Time can be a tease. According to the prospectus, the term of the new loan notes expires in 2017.

The company says the biggest risks the steel and tubemaker is now facing in North America include over-capacity in North American steel, and a credit squeeze on customers to buy steel; imports from countries which are currently restricted in Canada by anti-dumping measures that come up for review in August of 2011; and rising emission control and environmental compliance costs, especially at Claymont, which is currently subject to a court ordered clean-up.

The prospectus also notes the possibility of conflicts of interest with the Russian base of the company, which supplies most of the slab required for EINA’s processing. “Evraz Group may determine to reduce budgeted contributions to, or investments in, us for our capital expenditures or other operating expenses, increase such contributions to or investments in our affiliated companies, allocate a particular business opportunity to itself or another affiliated steel producer, or any combination thereof.”

The document also notes that “our pension obligations currently exceed our pension assets, and, accordingly, a portion of our pension plans is unfunded.”

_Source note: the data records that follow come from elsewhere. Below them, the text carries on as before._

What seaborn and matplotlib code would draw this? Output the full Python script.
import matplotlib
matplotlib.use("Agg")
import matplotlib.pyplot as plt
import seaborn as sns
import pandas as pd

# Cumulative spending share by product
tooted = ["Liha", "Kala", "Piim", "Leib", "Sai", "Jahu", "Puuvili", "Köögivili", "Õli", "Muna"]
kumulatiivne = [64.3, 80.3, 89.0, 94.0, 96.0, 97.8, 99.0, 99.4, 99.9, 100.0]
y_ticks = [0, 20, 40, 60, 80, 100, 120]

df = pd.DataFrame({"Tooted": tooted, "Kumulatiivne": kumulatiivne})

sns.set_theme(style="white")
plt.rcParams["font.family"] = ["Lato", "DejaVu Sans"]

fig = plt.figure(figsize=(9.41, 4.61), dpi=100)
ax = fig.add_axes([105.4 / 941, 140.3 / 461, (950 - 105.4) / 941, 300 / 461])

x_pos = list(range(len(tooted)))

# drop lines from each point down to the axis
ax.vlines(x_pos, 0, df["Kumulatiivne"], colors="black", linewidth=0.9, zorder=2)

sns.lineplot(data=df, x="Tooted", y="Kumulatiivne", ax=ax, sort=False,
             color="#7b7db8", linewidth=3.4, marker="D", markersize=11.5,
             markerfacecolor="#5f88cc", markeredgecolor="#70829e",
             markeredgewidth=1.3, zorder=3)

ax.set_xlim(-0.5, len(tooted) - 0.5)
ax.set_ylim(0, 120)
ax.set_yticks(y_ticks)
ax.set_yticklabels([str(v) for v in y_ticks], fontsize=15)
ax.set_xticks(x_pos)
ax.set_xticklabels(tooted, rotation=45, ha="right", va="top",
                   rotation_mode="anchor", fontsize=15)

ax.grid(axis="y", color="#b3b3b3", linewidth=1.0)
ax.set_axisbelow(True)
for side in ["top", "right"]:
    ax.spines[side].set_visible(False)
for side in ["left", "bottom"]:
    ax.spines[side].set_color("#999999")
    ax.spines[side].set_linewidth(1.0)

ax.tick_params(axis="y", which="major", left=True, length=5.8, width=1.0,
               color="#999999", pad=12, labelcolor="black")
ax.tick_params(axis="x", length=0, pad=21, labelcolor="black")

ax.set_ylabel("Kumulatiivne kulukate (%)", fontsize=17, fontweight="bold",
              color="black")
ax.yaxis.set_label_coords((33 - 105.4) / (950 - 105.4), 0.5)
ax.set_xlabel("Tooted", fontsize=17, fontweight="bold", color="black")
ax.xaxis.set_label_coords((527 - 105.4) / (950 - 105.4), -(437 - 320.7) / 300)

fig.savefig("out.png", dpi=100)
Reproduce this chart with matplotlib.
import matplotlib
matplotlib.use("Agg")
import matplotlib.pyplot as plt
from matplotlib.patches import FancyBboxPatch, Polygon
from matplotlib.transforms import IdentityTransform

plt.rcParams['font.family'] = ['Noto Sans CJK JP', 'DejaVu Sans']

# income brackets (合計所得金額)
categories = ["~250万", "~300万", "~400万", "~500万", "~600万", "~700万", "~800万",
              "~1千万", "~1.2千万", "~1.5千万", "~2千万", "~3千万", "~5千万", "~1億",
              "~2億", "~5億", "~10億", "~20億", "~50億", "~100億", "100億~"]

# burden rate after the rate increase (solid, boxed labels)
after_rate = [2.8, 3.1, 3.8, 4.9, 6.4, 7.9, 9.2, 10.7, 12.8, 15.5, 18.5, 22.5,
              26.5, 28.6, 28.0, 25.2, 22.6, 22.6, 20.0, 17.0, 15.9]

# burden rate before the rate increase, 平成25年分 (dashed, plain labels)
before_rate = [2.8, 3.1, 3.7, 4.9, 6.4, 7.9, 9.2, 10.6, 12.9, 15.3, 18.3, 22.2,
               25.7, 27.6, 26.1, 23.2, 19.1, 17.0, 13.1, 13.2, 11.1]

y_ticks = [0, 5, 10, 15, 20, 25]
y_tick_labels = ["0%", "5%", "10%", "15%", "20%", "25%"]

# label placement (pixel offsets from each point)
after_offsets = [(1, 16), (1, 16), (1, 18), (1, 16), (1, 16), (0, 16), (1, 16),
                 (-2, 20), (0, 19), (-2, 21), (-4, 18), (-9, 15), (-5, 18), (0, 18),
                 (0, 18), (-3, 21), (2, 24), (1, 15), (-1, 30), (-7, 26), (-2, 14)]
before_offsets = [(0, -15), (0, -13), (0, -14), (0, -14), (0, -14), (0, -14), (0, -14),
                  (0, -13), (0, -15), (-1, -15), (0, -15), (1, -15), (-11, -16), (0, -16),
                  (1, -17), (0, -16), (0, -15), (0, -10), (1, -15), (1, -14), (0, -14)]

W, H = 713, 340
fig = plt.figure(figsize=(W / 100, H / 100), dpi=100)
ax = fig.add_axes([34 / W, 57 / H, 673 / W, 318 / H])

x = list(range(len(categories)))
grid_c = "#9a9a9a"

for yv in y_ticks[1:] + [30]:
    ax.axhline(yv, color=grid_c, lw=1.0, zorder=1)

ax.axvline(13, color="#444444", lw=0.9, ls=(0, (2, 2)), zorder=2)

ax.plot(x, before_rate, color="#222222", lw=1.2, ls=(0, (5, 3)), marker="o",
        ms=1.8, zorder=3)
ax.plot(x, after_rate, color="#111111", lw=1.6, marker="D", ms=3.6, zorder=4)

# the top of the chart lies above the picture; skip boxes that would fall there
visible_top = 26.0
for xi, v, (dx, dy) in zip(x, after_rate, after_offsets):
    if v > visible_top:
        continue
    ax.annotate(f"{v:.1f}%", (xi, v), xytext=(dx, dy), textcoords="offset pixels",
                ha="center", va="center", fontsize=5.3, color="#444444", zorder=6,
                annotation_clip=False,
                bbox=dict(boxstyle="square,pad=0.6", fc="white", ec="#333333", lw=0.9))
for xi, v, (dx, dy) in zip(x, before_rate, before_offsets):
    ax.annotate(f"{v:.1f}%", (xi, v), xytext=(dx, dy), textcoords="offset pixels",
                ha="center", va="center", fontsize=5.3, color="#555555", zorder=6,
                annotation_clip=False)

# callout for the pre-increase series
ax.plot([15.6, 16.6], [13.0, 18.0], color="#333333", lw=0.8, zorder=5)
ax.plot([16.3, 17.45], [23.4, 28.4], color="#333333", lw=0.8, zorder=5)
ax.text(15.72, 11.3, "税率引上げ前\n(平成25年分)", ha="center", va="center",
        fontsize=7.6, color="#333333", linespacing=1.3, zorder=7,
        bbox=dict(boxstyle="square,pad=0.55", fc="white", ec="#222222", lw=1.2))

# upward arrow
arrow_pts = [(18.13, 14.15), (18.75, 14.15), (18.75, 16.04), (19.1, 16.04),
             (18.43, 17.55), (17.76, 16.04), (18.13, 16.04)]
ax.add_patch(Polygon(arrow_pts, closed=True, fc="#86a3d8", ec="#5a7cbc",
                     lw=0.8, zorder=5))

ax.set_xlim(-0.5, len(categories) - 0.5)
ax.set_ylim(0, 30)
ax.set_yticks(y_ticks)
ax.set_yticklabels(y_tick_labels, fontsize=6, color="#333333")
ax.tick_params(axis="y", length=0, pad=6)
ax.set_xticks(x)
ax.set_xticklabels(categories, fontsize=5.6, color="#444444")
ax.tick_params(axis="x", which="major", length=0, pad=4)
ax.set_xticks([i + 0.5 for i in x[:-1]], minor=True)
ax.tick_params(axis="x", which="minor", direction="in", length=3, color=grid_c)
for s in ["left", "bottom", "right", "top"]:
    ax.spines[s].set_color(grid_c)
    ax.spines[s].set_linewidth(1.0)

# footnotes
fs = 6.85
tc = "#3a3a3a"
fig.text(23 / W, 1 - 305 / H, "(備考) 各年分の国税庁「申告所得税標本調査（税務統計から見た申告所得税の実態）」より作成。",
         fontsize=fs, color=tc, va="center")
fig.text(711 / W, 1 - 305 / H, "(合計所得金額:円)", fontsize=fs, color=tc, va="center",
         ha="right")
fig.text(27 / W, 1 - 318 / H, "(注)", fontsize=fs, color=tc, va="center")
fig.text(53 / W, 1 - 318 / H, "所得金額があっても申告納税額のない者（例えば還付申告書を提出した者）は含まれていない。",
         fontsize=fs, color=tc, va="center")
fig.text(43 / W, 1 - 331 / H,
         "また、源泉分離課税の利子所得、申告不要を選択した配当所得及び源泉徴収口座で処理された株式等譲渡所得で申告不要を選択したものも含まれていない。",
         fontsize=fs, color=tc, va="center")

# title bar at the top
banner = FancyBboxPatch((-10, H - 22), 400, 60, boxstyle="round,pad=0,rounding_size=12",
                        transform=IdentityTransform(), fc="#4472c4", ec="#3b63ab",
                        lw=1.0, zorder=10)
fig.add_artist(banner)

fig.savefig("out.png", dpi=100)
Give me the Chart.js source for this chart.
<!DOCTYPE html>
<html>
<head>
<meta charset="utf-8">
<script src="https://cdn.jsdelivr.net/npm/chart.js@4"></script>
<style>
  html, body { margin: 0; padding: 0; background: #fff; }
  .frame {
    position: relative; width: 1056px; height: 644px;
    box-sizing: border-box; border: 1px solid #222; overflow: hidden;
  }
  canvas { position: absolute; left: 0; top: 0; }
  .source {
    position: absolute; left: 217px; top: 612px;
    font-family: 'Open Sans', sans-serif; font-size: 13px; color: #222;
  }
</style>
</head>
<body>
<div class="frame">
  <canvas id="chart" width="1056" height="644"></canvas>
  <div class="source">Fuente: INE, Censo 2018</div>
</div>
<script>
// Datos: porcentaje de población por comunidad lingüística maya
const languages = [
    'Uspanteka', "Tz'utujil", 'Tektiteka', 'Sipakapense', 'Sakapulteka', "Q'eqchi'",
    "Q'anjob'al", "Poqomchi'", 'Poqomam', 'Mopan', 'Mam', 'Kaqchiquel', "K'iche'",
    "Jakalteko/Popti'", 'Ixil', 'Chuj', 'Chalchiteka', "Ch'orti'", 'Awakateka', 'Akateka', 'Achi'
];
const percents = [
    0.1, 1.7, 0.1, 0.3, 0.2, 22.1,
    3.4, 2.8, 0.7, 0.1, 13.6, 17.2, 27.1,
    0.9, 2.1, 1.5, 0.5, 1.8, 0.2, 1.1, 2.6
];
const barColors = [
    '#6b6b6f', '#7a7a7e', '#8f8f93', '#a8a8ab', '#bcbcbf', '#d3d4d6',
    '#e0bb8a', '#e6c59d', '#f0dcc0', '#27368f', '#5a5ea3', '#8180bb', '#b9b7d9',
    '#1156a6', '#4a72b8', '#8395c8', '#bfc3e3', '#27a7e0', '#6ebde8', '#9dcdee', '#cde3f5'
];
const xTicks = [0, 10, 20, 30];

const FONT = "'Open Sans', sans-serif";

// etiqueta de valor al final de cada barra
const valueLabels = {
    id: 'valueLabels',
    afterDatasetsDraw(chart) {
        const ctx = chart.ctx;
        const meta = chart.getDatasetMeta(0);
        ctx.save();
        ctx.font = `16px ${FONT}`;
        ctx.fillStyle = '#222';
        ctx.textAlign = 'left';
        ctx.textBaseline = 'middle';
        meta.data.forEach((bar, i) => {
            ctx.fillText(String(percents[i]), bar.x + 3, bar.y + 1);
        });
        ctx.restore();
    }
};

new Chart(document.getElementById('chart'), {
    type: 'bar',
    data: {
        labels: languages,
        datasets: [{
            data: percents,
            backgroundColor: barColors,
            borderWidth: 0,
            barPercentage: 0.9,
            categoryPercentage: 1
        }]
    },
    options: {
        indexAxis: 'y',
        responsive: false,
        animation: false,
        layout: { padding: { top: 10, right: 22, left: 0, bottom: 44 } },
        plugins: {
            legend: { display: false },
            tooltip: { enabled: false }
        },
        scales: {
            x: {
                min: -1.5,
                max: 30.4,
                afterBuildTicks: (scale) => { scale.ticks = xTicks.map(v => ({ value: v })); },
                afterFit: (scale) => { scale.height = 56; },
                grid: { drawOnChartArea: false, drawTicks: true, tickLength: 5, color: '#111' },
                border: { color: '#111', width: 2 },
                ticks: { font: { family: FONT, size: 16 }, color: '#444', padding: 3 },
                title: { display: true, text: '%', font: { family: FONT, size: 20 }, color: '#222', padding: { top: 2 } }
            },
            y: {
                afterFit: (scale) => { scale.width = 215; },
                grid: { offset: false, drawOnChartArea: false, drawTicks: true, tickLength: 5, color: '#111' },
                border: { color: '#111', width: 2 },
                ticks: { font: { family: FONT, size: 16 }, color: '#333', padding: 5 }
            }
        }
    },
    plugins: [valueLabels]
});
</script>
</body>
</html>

Less than two-thirds of the company’s workforce is currently unionized; the Oregon and Claymont plants are non-union; the Colorado mill is organized by the US Steelworkers Union. According to the risk summary, “we expect to begin negotiating a new collective bargaining agreement in early-2011; however, there can be no assurance that we will reach an agreement with the union on terms acceptable to us or at all…Furthermore, trade or labor unions could seek to organize some or all of our non-unionized workforce.”